Cisco's May 2026 earnings guidance provided a useful signal for the broader AI infrastructure narrative: the buildout is deepening, not just widening. While NVIDIA dominates the compute layer, Cisco executives highlighted accelerating demand for high-speed networking switches, optical transceivers, and routing equipment needed to connect AI clusters at hyperscale. This is significant because it validates the thesis that the AI capex cycle is broad enough to lift multiple equipment makers, not just the megacap semiconductor vendors.

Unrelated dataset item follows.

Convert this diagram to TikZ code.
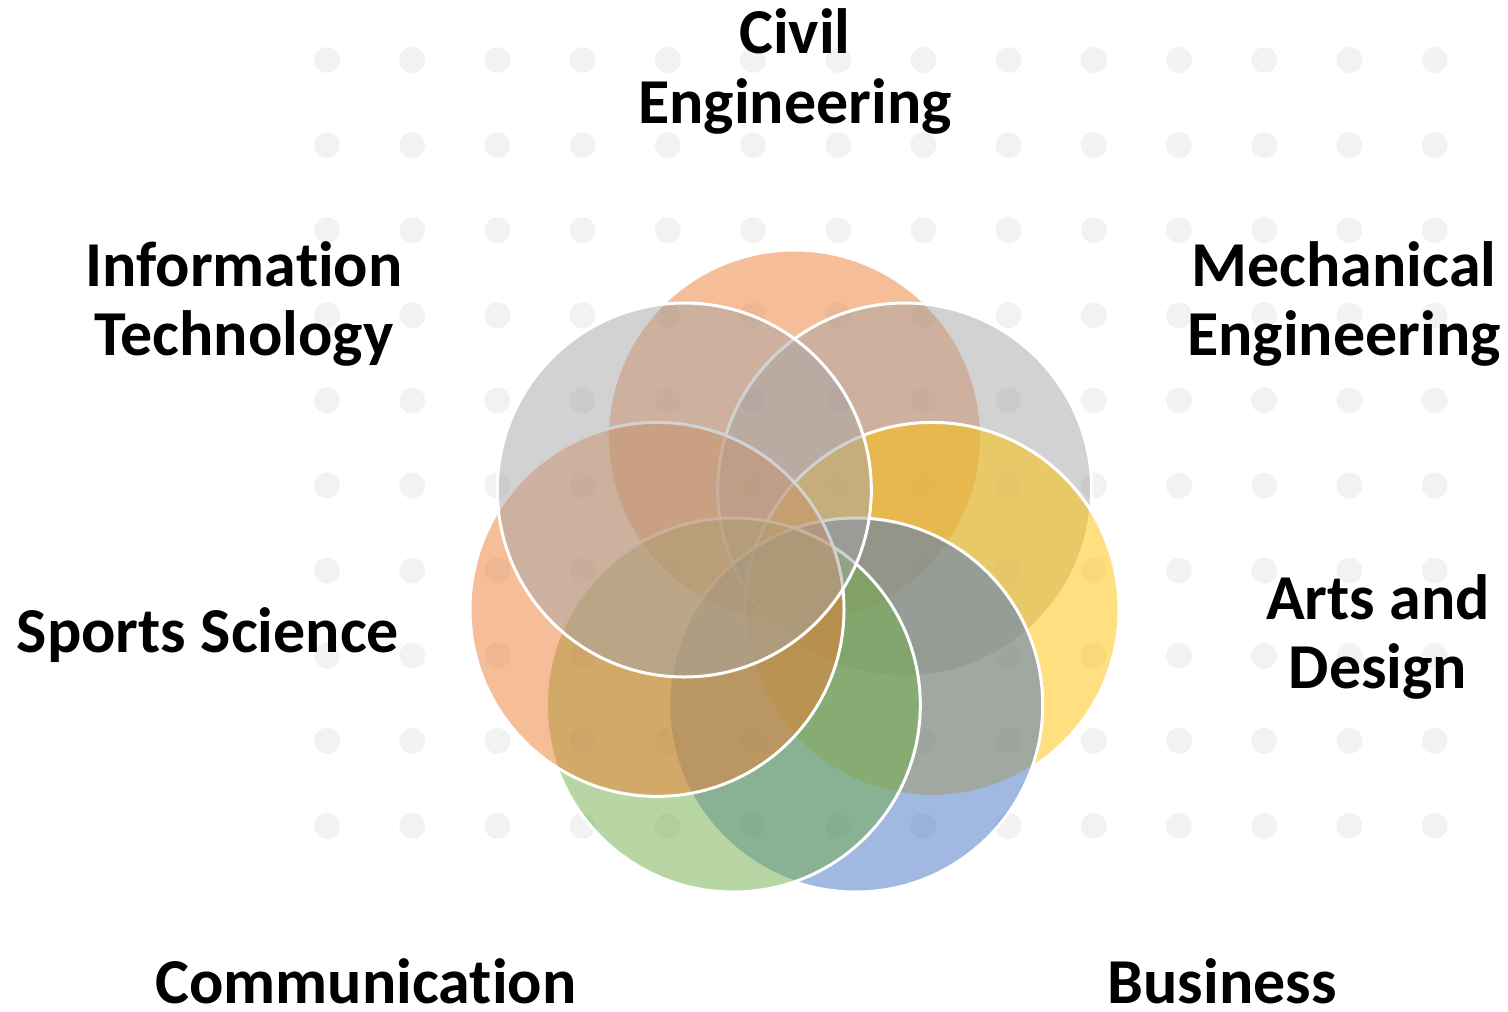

The company's commentary echoed earlier signals from optical and networking peers: customers are not just buying GPUs anymore, they are upgrading entire data center networks to support the bandwidth and latency requirements of large-scale model training and inference. Cisco's business model, while mature and slow-growing in traditional enterprise markets, benefits disproportionately from hyperscaler capex cycles. The earnings trigger a reassessment of Broadcom (AVGO), which similarly benefits from AI-driven optics and switching demand.

For investors who missed the NVIDIA rally or worry about valuation, Cisco and other infrastructure vendors offer a diversified play on the same underlying capex thesis. Equipment makers like Applied Materials and ASML also benefit from this broadening. The narrative shift from "NVIDIA monopoly" to "AI capex is an ecosystem" is important for portfolio construction, as it reduces concentration risk and validates the scale of the overall market opportunity.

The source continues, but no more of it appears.